At (roughly) this point the appointment disappears from the displayed calendar in Evolution.

One minute later (on schedule) Evolution again does a REPORT request, followed by a GET request, and the appointment now re-appears on the calendar.

Each minute thereafter, Evolution does a REPORT request, but does not do a GET request - it appears to know for sure about that appointment now.

Expected results:
I would expect Evolution to do a PUT/REPORT/GET sequence of events immediately the appointment is stored, and to know about it thereafter.

I would not expect to see two sequences of REPORT/GET for teh appointment, and I would especially not expect to see it disappear from view.

Does this happen every time?
Yes.

Other information:

Comment 1 Andrew McMillan 2006-10-10 02:47:31 UTC

OK. I have tracked down what is happening here, and it is not trivial...

It seems that Evolution does a PUT and invents an HREF like:

http://user@server/blah/this/that.ics

An ETag is also returned for that calendar resource.

In due course, Evolution makes a REPORT request, which returns the HREF as:

http://server/blah/this/that.ics
An ETag is also returned for that calendar resource.

With Cosmo those two ETags are not identical (that may be a Cosmo bug, or perhaps Cosmo modifies the content in some way), so the behaviour is not seen when you use Evolution with Cosmo.

With my own server an identical ETag will be returned repeatedly unless the server-side item has changed.

So, in Evolution (calendar/backends/caldav/e-cal-backend-caldav.c) the synchronize_cache function takes the following approach:

Construct a hash table of the cache keyed on the cached HREF.
For each <response> in the REPORT:
If the <response><etag> matches the cached ETag
Remove the entry from the hash table
Else
Synchronise the entry from the server.

For each entry in the hash table:
Get the UID of the entry.
Remove any item with that UID from the cache.

So, because the hash is keyed on HREF, and the HREF in the REPORT response from the server differs from the HREF which Evolution has stored in it's cache, there is no match, and the entry is not removed from the hash table.

So the remove loop now runs, finding the newly synchronised entry we just received from the server. This one is _NOT_ looking to remove from the cache based on the (changed) HREF, however, it is using the UID which must be invariant.

So the newly fetched record is now removed from the cache (and from the screen) until the next synchronize_cache run, at which point since it isn't in the cache at all, it doesn't get removed after the fetch from the server.

Subsequent runs are fine, because then the cached HREF and the server's idea of the HREF are in agreement.

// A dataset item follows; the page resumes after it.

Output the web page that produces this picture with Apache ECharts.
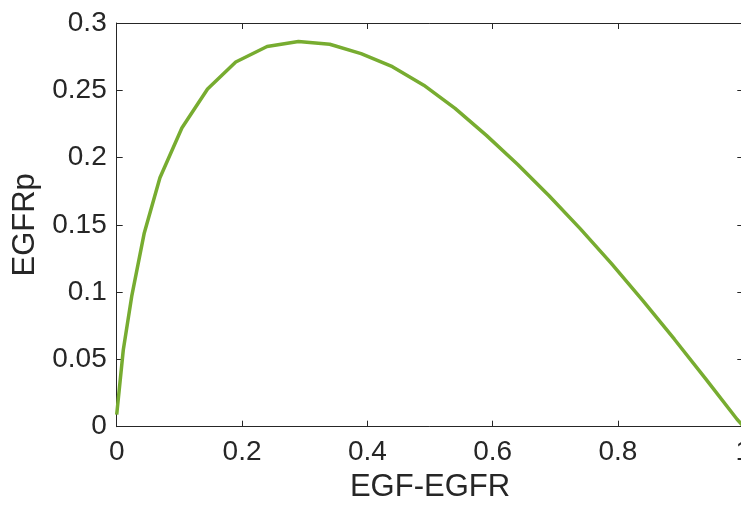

Several possible solutions present themselves to me:

(1) In my server I could rewrite the object on the way in, so that the HREF within the iCalendar event gets the "user@" stripped out of it. Given that this property is tagged "X-EVOLUTION-CALDAV-HREF" doing so seems to be an extremely dodgy decision.

(2) In my server I could output URLs in the REPORT response as "http://user@domain/blah/...". This seems a fragile fix, which might work on this occasion but could be incompatible with some other software. It also potentially leaks valid user names in proxies and logs which might not normally be leaked in (e.g.) an SSL connection.

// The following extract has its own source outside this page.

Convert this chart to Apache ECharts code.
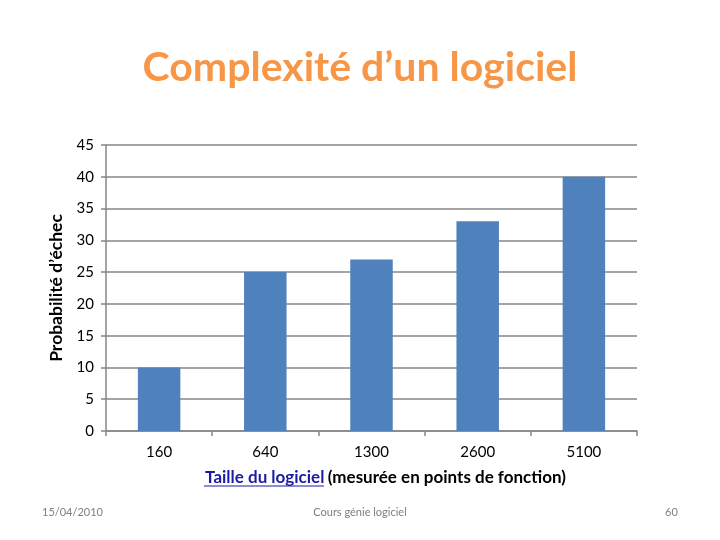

(3) synchronize_cache could be modified so that the hash table is keyed on UID, rather than on HREF. While this seems superficially to be the best solution, with the least amount of impact on the existing code. The UID is unfortunately an optional value in the iCalendar specification, so is not always guaranteed to be present. It's OK to use it in the above code because at that point in the code we know that we are just dealing with Evolution, and in particular with the cache, where UID will always be set.

(4) Evolution could be changed to do the synchronise_object call _after_ all mismatched items have been removed from the cache. This seems to be a reasonable solution, but would involve some additional coding to construct the list of items to later be synchronised.

(5) Evolution could remove the entry from the hash list if it successfully synchronised that item, deferring any cache cleanup until the next time through.

This seems the best solution to me, but I would like to get a second opinion from someone else before coding it up and submitting a patch. It's also possible that my server is in some way not compliant with the specification on this point, but if so I can't find it!

Many thanks,

Andrew McMillan.

Comment 2 Andrew McMillan 2006-11-14 09:34:14 UTC

Created attachment 76552 [details] [review]
Fix this by falling back to an index on ETag, which must match because it was server-supplied.

OK.  I've managed to fix this bug, or at least reduce it's visibility down from 1 minute to a 'blink'.  It's a lot better, but not perhaps as elegant a fix as I would like.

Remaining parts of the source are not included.